Requirements => Leave every picture out and write out the records below exactly.

Start

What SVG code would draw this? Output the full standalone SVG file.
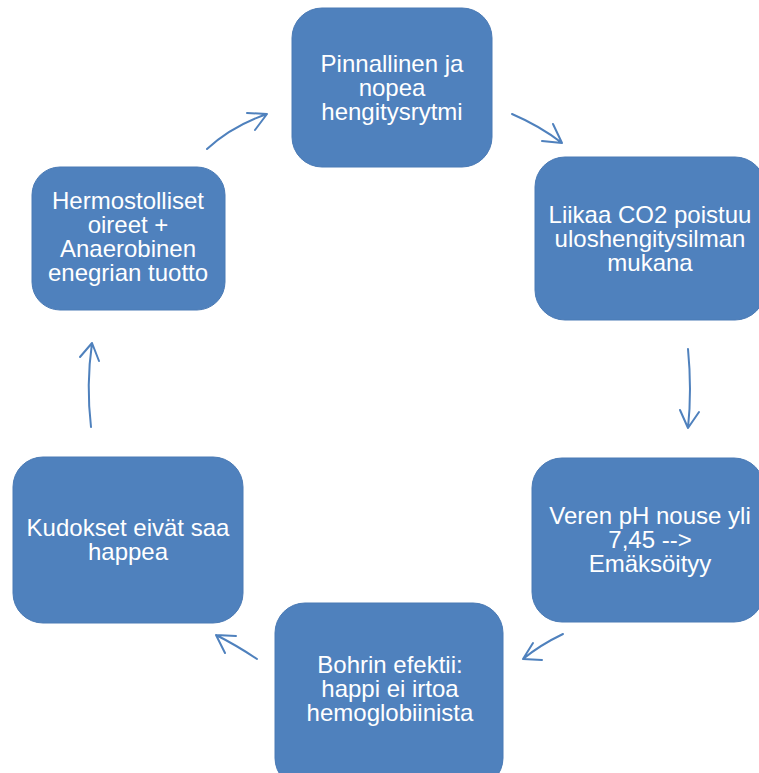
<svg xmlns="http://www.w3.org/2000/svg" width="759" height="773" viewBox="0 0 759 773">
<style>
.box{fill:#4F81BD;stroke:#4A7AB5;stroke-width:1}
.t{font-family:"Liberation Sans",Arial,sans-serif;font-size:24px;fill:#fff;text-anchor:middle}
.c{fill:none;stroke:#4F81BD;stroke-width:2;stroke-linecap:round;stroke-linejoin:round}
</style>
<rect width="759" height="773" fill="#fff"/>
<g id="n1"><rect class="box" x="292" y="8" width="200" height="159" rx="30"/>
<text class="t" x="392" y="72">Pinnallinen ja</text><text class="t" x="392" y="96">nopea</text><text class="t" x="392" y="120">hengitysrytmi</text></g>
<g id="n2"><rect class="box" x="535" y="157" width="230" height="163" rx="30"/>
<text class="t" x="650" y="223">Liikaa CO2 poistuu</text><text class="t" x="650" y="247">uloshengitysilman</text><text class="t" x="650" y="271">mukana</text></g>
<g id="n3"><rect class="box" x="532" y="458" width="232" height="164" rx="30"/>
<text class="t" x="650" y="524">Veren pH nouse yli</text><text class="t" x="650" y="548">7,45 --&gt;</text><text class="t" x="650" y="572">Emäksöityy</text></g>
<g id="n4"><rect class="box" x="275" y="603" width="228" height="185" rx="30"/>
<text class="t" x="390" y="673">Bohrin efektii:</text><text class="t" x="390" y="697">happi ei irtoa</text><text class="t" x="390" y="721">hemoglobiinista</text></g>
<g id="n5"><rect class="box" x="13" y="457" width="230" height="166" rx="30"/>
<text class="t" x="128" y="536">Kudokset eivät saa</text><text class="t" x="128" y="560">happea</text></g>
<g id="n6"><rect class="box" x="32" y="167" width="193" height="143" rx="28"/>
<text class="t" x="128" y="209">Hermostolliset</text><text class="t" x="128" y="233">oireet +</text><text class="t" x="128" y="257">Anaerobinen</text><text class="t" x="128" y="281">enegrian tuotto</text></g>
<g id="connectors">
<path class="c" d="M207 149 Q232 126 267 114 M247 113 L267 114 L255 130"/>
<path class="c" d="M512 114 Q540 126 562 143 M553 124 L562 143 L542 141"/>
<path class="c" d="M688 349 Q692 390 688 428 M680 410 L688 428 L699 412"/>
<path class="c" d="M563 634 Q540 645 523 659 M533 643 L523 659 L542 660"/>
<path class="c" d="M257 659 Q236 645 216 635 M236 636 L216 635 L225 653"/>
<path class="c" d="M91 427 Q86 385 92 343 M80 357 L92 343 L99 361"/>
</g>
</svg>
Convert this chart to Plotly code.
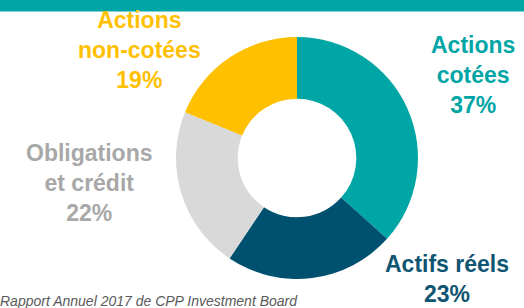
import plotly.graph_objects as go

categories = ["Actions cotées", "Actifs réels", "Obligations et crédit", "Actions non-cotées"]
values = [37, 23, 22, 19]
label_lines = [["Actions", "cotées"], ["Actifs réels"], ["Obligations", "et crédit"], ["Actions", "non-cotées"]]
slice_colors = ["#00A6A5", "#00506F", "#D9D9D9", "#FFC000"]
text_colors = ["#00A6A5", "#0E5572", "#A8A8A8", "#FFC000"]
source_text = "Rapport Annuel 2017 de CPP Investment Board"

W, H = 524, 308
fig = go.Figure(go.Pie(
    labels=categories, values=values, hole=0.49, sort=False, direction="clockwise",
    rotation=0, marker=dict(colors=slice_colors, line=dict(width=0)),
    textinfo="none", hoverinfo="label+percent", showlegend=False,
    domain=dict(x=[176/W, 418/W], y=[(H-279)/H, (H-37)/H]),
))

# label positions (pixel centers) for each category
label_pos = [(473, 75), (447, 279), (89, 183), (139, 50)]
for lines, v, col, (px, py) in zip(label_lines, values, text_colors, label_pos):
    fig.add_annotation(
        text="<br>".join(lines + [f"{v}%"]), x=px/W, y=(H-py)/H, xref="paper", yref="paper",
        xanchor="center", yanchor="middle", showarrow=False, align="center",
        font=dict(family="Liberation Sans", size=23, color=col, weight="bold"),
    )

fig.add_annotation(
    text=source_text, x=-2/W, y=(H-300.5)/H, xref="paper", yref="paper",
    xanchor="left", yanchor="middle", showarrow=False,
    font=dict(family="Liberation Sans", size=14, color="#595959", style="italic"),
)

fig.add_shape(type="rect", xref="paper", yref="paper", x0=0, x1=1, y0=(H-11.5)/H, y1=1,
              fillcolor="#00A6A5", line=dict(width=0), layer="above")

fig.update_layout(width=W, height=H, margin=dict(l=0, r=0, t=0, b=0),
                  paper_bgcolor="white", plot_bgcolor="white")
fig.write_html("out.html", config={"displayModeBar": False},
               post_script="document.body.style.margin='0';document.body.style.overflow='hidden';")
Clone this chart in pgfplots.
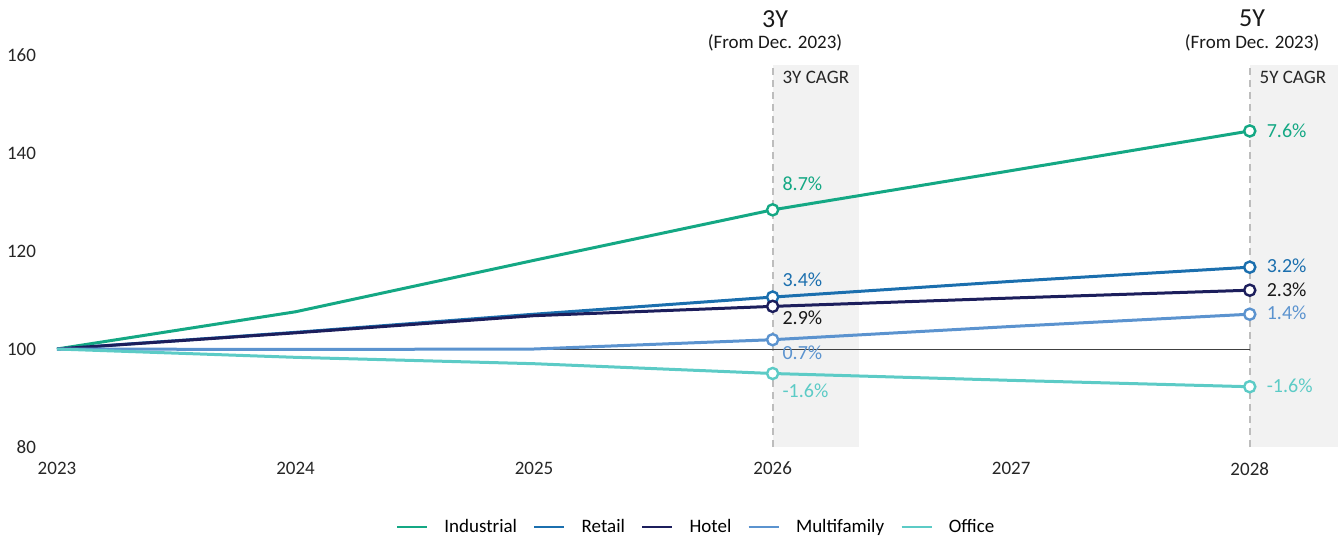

End

Response =>
What SVG code would draw this? Output the full standalone SVG file.
<svg xmlns="http://www.w3.org/2000/svg" width="759" height="773" viewBox="0 0 759 773">
<style>
.box{fill:#4F81BD;stroke:#4A7AB5;stroke-width:1}
.t{font-family:"Liberation Sans",Arial,sans-serif;font-size:24px;fill:#fff;text-anchor:middle}
.c{fill:none;stroke:#4F81BD;stroke-width:2;stroke-linecap:round;stroke-linejoin:round}
</style>
<rect width="759" height="773" fill="#fff"/>
<g id="n1"><rect class="box" x="292" y="8" width="200" height="159" rx="30"/>
<text class="t" x="392" y="72">Pinnallinen ja</text><text class="t" x="392" y="96">nopea</text><text class="t" x="392" y="120">hengitysrytmi</text></g>
<g id="n2"><rect class="box" x="535" y="157" width="230" height="163" rx="30"/>
<text class="t" x="650" y="223">Liikaa CO2 poistuu</text><text class="t" x="650" y="247">uloshengitysilman</text><text class="t" x="650" y="271">mukana</text></g>
<g id="n3"><rect class="box" x="532" y="458" width="232" height="164" rx="30"/>
<text class="t" x="650" y="524">Veren pH nouse yli</text><text class="t" x="650" y="548">7,45 --&gt;</text><text class="t" x="650" y="572">Emäksöityy</text></g>
<g id="n4"><rect class="box" x="275" y="603" width="228" height="185" rx="30"/>
<text class="t" x="390" y="673">Bohrin efektii:</text><text class="t" x="390" y="697">happi ei irtoa</text><text class="t" x="390" y="721">hemoglobiinista</text></g>
<g id="n5"><rect class="box" x="13" y="457" width="230" height="166" rx="30"/>
<text class="t" x="128" y="536">Kudokset eivät saa</text><text class="t" x="128" y="560">happea</text></g>
<g id="n6"><rect class="box" x="32" y="167" width="193" height="143" rx="28"/>
<text class="t" x="128" y="209">Hermostolliset</text><text class="t" x="128" y="233">oireet +</text><text class="t" x="128" y="257">Anaerobinen</text><text class="t" x="128" y="281">enegrian tuotto</text></g>
<g id="connectors">
<path class="c" d="M207 149 Q232 126 267 114 M247 113 L267 114 L255 130"/>
<path class="c" d="M512 114 Q540 126 562 143 M553 124 L562 143 L542 141"/>
<path class="c" d="M688 349 Q692 390 688 428 M680 410 L688 428 L699 412"/>
<path class="c" d="M563 634 Q540 645 523 659 M533 643 L523 659 L542 660"/>
<path class="c" d="M257 659 Q236 645 216 635 M236 636 L216 635 L225 653"/>
<path class="c" d="M91 427 Q86 385 92 343 M80 357 L92 343 L99 361"/>
</g>
</svg>
Convert this chart to Plotly code.
import plotly.graph_objects as go

categories = ["Actions cotées", "Actifs réels", "Obligations et crédit", "Actions non-cotées"]
values = [37, 23, 22, 19]
label_lines = [["Actions", "cotées"], ["Actifs réels"], ["Obligations", "et crédit"], ["Actions", "non-cotées"]]
slice_colors = ["#00A6A5", "#00506F", "#D9D9D9", "#FFC000"]
text_colors = ["#00A6A5", "#0E5572", "#A8A8A8", "#FFC000"]
source_text = "Rapport Annuel 2017 de CPP Investment Board"

W, H = 524, 308
fig = go.Figure(go.Pie(
    labels=categories, values=values, hole=0.49, sort=False, direction="clockwise",
    rotation=0, marker=dict(colors=slice_colors, line=dict(width=0)),
    textinfo="none", hoverinfo="label+percent", showlegend=False,
    domain=dict(x=[176/W, 418/W], y=[(H-279)/H, (H-37)/H]),
))

# label positions (pixel centers) for each category
label_pos = [(473, 75), (447, 279), (89, 183), (139, 50)]
for lines, v, col, (px, py) in zip(label_lines, values, text_colors, label_pos):
    fig.add_annotation(
        text="<br>".join(lines + [f"{v}%"]), x=px/W, y=(H-py)/H, xref="paper", yref="paper",
        xanchor="center", yanchor="middle", showarrow=False, align="center",
        font=dict(family="Liberation Sans", size=23, color=col, weight="bold"),
    )

fig.add_annotation(
    text=source_text, x=-2/W, y=(H-300.5)/H, xref="paper", yref="paper",
    xanchor="left", yanchor="middle", showarrow=False,
    font=dict(family="Liberation Sans", size=14, color="#595959", style="italic"),
)

fig.add_shape(type="rect", xref="paper", yref="paper", x0=0, x1=1, y0=(H-11.5)/H, y1=1,
              fillcolor="#00A6A5", line=dict(width=0), layer="above")

fig.update_layout(width=W, height=H, margin=dict(l=0, r=0, t=0, b=0),
                  paper_bgcolor="white", plot_bgcolor="white")
fig.write_html("out.html", config={"displayModeBar": False},
               post_script="document.body.style.margin='0';document.body.style.overflow='hidden';")
Clone this chart in pgfplots.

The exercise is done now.